5. Make sure there's a central source of important information - and make sure everyone actually uses it.
There's few things more frustrating than writing 1000 lines of code, drawing up a huge schematic, or writing a long article only to realize after the fact that a) the work was already done by someone else or b) you just built something completely useless because someone found a better way to do it, and it doesn't use what you just made.
This is easily avoided by making sure everyone knows what's needed, and who is currently doing what. Depending on the size of the project, you may want to use a full project management system with to do lists, the ability to "check out" tasks, etc, or you may find that all you really need is an up to date forum post. Regardless of the method chosen though, there needs to be some way that everyone can instantly get an overview of the status of the project.
6. Identify conflicts quickly
In a traditional office setting, conflicting ideas usually become apparent very quickly, and personal conflicts even more so. This generally allows for reasonably quick resolutions. Online, where people often go days with no contact with each other - and months with no direct contact, conflicting ideas can result in half of two completely different approaches being built, and a personal fight between two members of a team can go unnoticed for so long that it finally explodes - usually at worst possible time.

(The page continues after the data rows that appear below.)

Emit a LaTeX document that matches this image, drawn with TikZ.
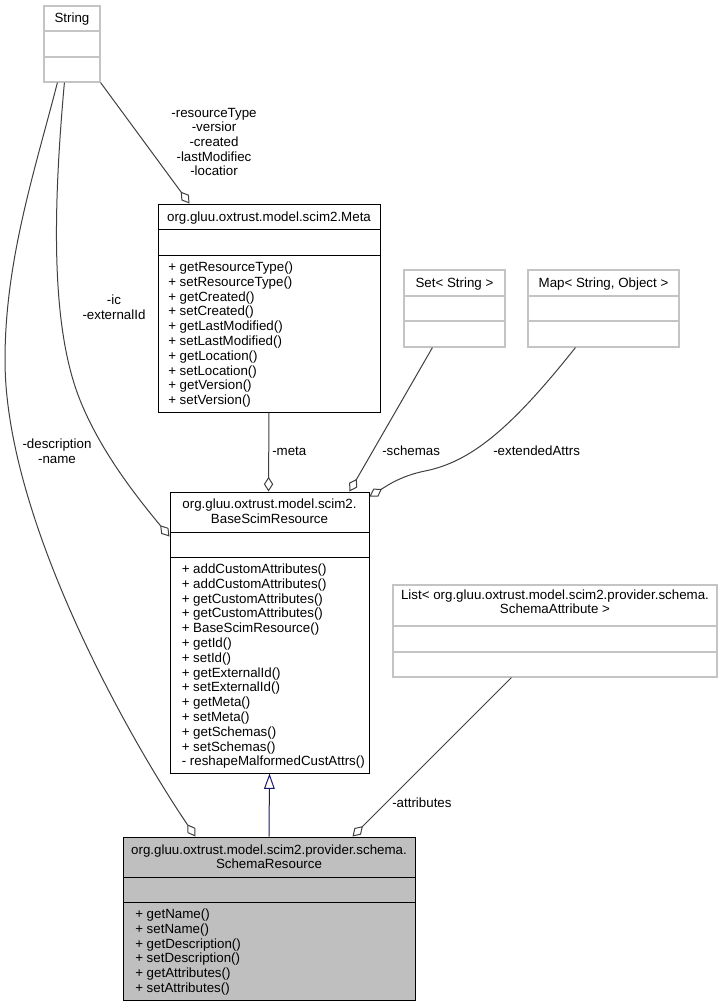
\documentclass[tikz,border=0pt]{standalone}
\usepackage{fontspec}
\setmainfont{Liberation Sans}
\usetikzlibrary{arrows.meta,fit,calc}

\definecolor{edgegray}{RGB}{64,64,64}
\definecolor{boxgray}{RGB}{191,191,191}
\definecolor{lightedge}{RGB}{196,196,196}
\definecolor{inhblue}{RGB}{25,25,112}

\tikzset{
  classbox/.style={draw=black, line width=0.75pt, inner sep=0pt, fill=white},
  extbox/.style={draw=lightedge, line width=0.9pt, inner sep=0pt, fill=white},
  sepline/.style={draw=black, line width=0.75pt},
  extsep/.style={draw=lightedge, line width=0.9pt},
  classtitle/.style={font=\fontsize{10}{11}\selectfont, anchor=base, inner sep=0pt},
  member/.style={font=\fontsize{10}{11}\selectfont, anchor=base west, inner sep=0pt},
  rolelabel/.style={font=\fontsize{10}{11}\selectfont, align=center, inner sep=0pt},
  assoc/.style={draw=edgegray, line width=0.75pt, -{Diamond[open,fill=white,length=11pt,width=7pt]}},
  inherit/.style={draw=inhblue, line width=0.75pt, -{Triangle[open,fill=white,length=11.5pt,width=8pt]}},
}

\begin{document}
\begin{tikzpicture}[x=0.75pt,y=-0.75pt]
\fill[white] (0,0) rectangle (724,1007);
\useasboundingbox (0,0) rectangle (724,1007);

% class boxes
\node[extbox, fit={(44,6) (100,82)}] (string) {};
\node[classbox, fit={(158,204) (380,412)}] (meta) {};
\node[extbox, fit={(404,270) (505,347)}] (set) {};
\node[extbox, fit={(528,270) (679,347)}] (map) {};
\node[classbox, fit={(170,492) (369,773)}] (base) {};
\node[extbox, fit={(393,585) (717,677)}] (list) {};
\node[classbox, fill=boxgray, fit={(123,837) (415,1000)}] (schema) {};

% compartments
\draw[extsep] (44,31) -- (100,31) (44,57) -- (100,57);
\draw[sepline] (158,229) -- (380,229) (158,255) -- (380,255);
\draw[extsep] (404,296) -- (505,296) (404,321) -- (505,321);
\draw[extsep] (528,296) -- (679,296) (528,321) -- (679,321);
\draw[sepline] (170,532) -- (369,532) (170,557) -- (369,557);
\draw[extsep] (393,626) -- (717,626) (393,652) -- (717,652);
\draw[sepline] (123,877) -- (415,877) (123,902) -- (415,902);

% titles
\node[classtitle] (stringT) at (72,22) {String};
\node[classtitle] (metaT) at (269,221) {org.gluu.oxtrust.model.scim2.Meta};
\node[classtitle] (setT) at (454.5,287) {Set< String >};
\node[classtitle] (mapT) at (603.5,287) {Map< String, Object >};
\node[classtitle] (baseT1) at (269.5,508.5) {org.gluu.oxtrust.model.scim2.};
\node[classtitle] (baseT2) at (269.5,523) {BaseScimResource};
\node[classtitle] (listT1) at (555,599) {List< org.gluu.oxtrust.model.scim2.provider.schema.};
\node[classtitle] (listT2) at (555,613.5) {SchemaAttribute >};
\node[classtitle] (schemaT1) at (269,854) {org.gluu.oxtrust.model.scim2.provider.schema.};
\node[classtitle] (schemaT2) at (269,868) {SchemaResource};

% members
\foreach \t [count=\i] in {+ getResourceType(), + setResourceType(), + getCreated(),
  + setCreated(), + getLastModified(), + setLastModified(), + getLocation(),
  + setLocation(), + getVersion(), + setVersion()}
  \node[member] (metaM\i) at (168, {271.5+14.8*(\i-1)}) {\t};
\foreach \t [count=\i] in {+ addCustomAttributes(), + addCustomAttributes(),
  + getCustomAttributes(), + getCustomAttributes(), + BaseScimResource(),
  + getId(), + setId(), + getExternalId(), + setExternalId(), + getMeta(),
  + setMeta(), + getSchemas(), + setSchemas(), - reshapeMalformedCustAttrs()}
  \node[member] (baseM\i) at (181.5, {573.5+14.8*(\i-1)}) {\t};
\foreach \t [count=\i] in {+ getName(), + setName(), + getDescription(),
  + setDescription(), + getAttributes(), + setAttributes()}
  \node[member] (schemaM\i) at (135, {918.5+14.8*(\i-1)}) {\t};

% attach points
\coordinate (strDesc) at ($(string.south west)+(14,0)$);
\coordinate (strId) at ($(string.south west)+(21,0)$);
\coordinate (strMeta) at (string.south east);
\coordinate (metaIn) at ($(meta.north west)+(32,0)$);
\coordinate (baseId) at ($(base.north west)+(0,45)$);
\coordinate (baseMeta) at ($(base.north west)+(99,0)$);
\coordinate (baseSch) at ($(base.north west)+(180,0)$);
\coordinate (baseExt) at ($(base.north east)+(0,5)$);
\coordinate (setOut) at ($(set.south west)+(29,0)$);
\coordinate (mapOut) at ($(map.south west)+(48,0)$);
\coordinate (listOut) at ($(list.south west)+(119,0)$);
\coordinate (schDesc) at ($(schema.north west)+(73,0)$);
\coordinate (schAttr) at ($(schema.north west)+(230,0)$);

% connectors
\draw[assoc] (strDesc) .. controls (35,170) and (5,260) .. (5,360)
  .. controls (5,520) and (130,740) .. (schDesc);
\draw[assoc] (strId) .. controls (52,220) and (52,330) .. (80,400)
  .. controls (100,450) and (135,495) .. (baseId);
\draw[assoc] (strMeta) -- (metaIn);
\draw[assoc] (meta.south) -- (baseMeta);
\draw[assoc] (setOut) -- (baseSch);
\draw[assoc] (mapOut) .. controls (510,430) and (470,462) .. (425,471)
  .. controls (400,476) and (385,487) .. (baseExt);
\draw[assoc] (listOut) -- (schAttr);
\draw[inherit] (schema.north) -- (base.south);

% role labels
\node[rolelabel] (lblMeta) at (214,142) {-resourceType\\-versior\\-created\\-lastModifiec\\-locatior};
\node[rolelabel] (lblId) at (114,307) {-ic\\-externalId};
\node[rolelabel] (lblDesc) at (57,451) {-description\\-name};
\node[rolelabel, anchor=west] (lblM) at (272,451) {-meta};
\node[rolelabel, anchor=west] (lblSch) at (382,451) {-schemas};
\node[rolelabel, anchor=west] (lblExt) at (493,451) {-extendedAttrs};
\node[rolelabel, anchor=west] (lblAttr) at (392,803) {-attributes};
\end{tikzpicture}
\end{document}
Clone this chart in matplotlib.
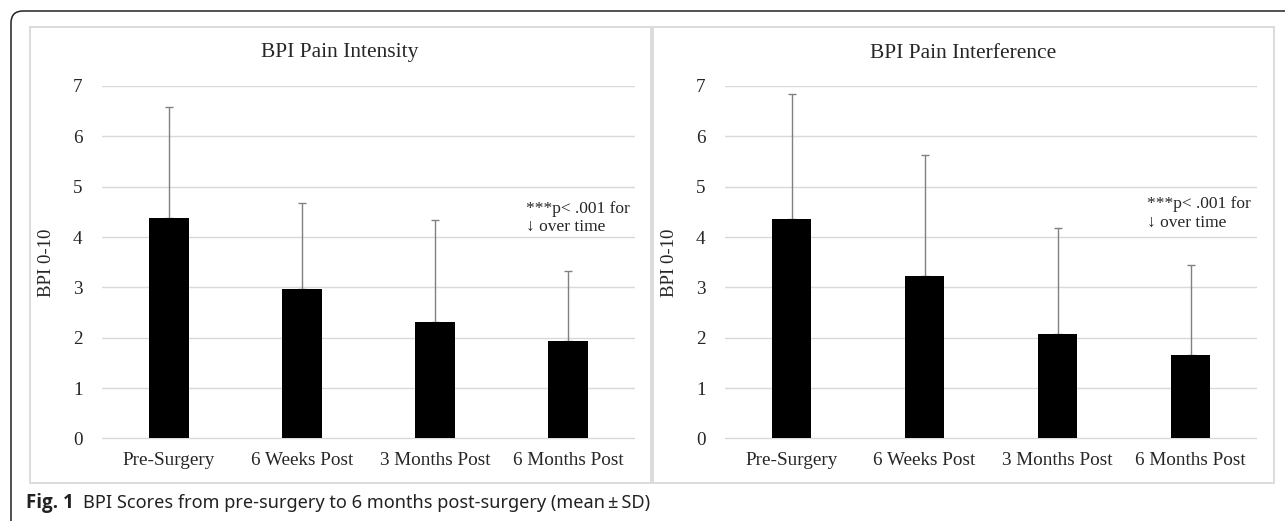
import matplotlib
matplotlib.use("Agg")
import numpy as np
from matplotlib import pyplot as plt
from matplotlib.patches import Rectangle, FancyBboxPatch
from matplotlib.transforms import IdentityTransform

# data (mean and SD, upper error bar only)
categories = ["Pre-Surgery", "6 Weeks Post", "3 Months Post", "6 Months Post"]
intensity_mean = [4.38, 2.96, 2.32, 1.94]
intensity_sd = [2.21, 1.71, 2.02, 1.39]
interference_mean = [4.36, 3.23, 2.08, 1.65]
interference_sd = [2.49, 2.39, 2.11, 1.80]

serif = ["Liberation Serif", "DejaVu Serif"]
W, H = 1285, 521

fig = plt.figure(figsize=(W / 100, H / 100), dpi=100)


def px(x0, y0, x1, y1):
    # pixel box (top-left origin) -> figure fraction [left, bottom, width, height]
    return [x0 / W, 1 - y1 / H, (x1 - x0) / W, (y1 - y0) / H]


# outer rounded frame, cut by the image edges
frame = FancyBboxPatch((11, -40), 1400, H - 11 + 40, boxstyle="round,pad=0,rounding_size=12",
                       transform=IdentityTransform(), fill=False, ec="#222222", lw=1.1)
fig.patches.append(frame)

# panel borders
for x0, x1 in [(30, 651), (653, 1274)]:
    fig.patches.append(Rectangle((x0 / W, 1 - 483 / H), (x1 - x0) / W, (483 - 27) / H,
                                 transform=fig.transFigure, fill=False, ec="#d9d9d9", lw=1.3))


def panel(ax, means, sds, title, title_x, note_xy):
    x = np.arange(len(categories))
    ax.bar(x, means, width=0.30, color="black", zorder=3)
    ax.errorbar(x, means, yerr=[np.zeros(len(sds)), sds], fmt="none", ecolor="#808080",
                elinewidth=1, capsize=3, capthick=1, zorder=2)
    ax.set_xlim(-0.5, 3.5)
    ax.set_ylim(-0.02, 7)
    ax.set_yticks(range(8))
    ax.set_xticks(x)
    ax.set_xticklabels(categories, family=serif, fontsize=13.8, color="#262626")
    for lab in ax.get_yticklabels():
        lab.set_family(serif)
        lab.set_fontsize(13.8)
        lab.set_color("#262626")
    ax.tick_params(length=0)
    ax.tick_params(axis="y", pad=14)
    ax.tick_params(axis="x", pad=9)
    ax.grid(axis="y", color="#d9d9d9", lw=1, zorder=0)
    ax.set_axisbelow(True)
    for s in ax.spines.values():
        s.set_visible(False)
    ax.set_ylabel("BPI 0-10", family=serif, fontsize=13.5, color="#262626")
    ax.yaxis.set_label_coords(-0.089, 0.5)
    fig.text(title_x / W, 1 - 53 / H, title, family=serif, fontsize=15.5, color="#262626",
             ha="center", va="center")
    ax.text(note_xy[0], note_xy[1], "***p< .001 for\n\u2193 over time", family=serif,
            fontsize=12.5, color="#262626", ha="left", va="center", linespacing=1.2)


ax1 = fig.add_axes(px(102, 86, 635, 439.5))
panel(ax1, intensity_mean, intensity_sd, "BPI Pain Intensity", 340, (2.68, 4.38))
ax2 = fig.add_axes(px(725, 86, 1257, 439.5))
panel(ax2, interference_mean, interference_sd, "BPI Pain Interference", 963, (2.67, 4.47))

# caption
t1 = fig.text(26 / W, 1 - 503 / H, "Fig. 1", family=["Open Sans", "DejaVu Sans"],
              fontweight="bold", fontsize=13.5, color="#222222", va="center")
ax1.annotate("BPI Scores from pre-surgery to 6 months post-surgery (mean\u2009\u00b1\u2009SD)",
             xy=(1, 0.5), xycoords=t1, xytext=(7, 0), textcoords="offset points",
             family=["Noto Sans", "DejaVu Sans"], fontsize=13.1, color="#222222",
             va="center", ha="left", annotation_clip=False)

plt.savefig("out.png", dpi=100)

Idea conflicts are easy to solve - get everyone to agree that if there's a major disagreement on how to accompish something, the main person raising the objection should make a full forum post explaining his idea and why he thinks it's the better answer, and that he should then notify the people directly affected by email. In this way, a full discussion will result, and in most cases, one of the idea will emerge as superior.
Personal conflicts are a bit harder to deal with, but again, the key is for people to agree to post that there is in fact a conflict. In this way, a nuetral party can try to mediate before the situation gets far worse.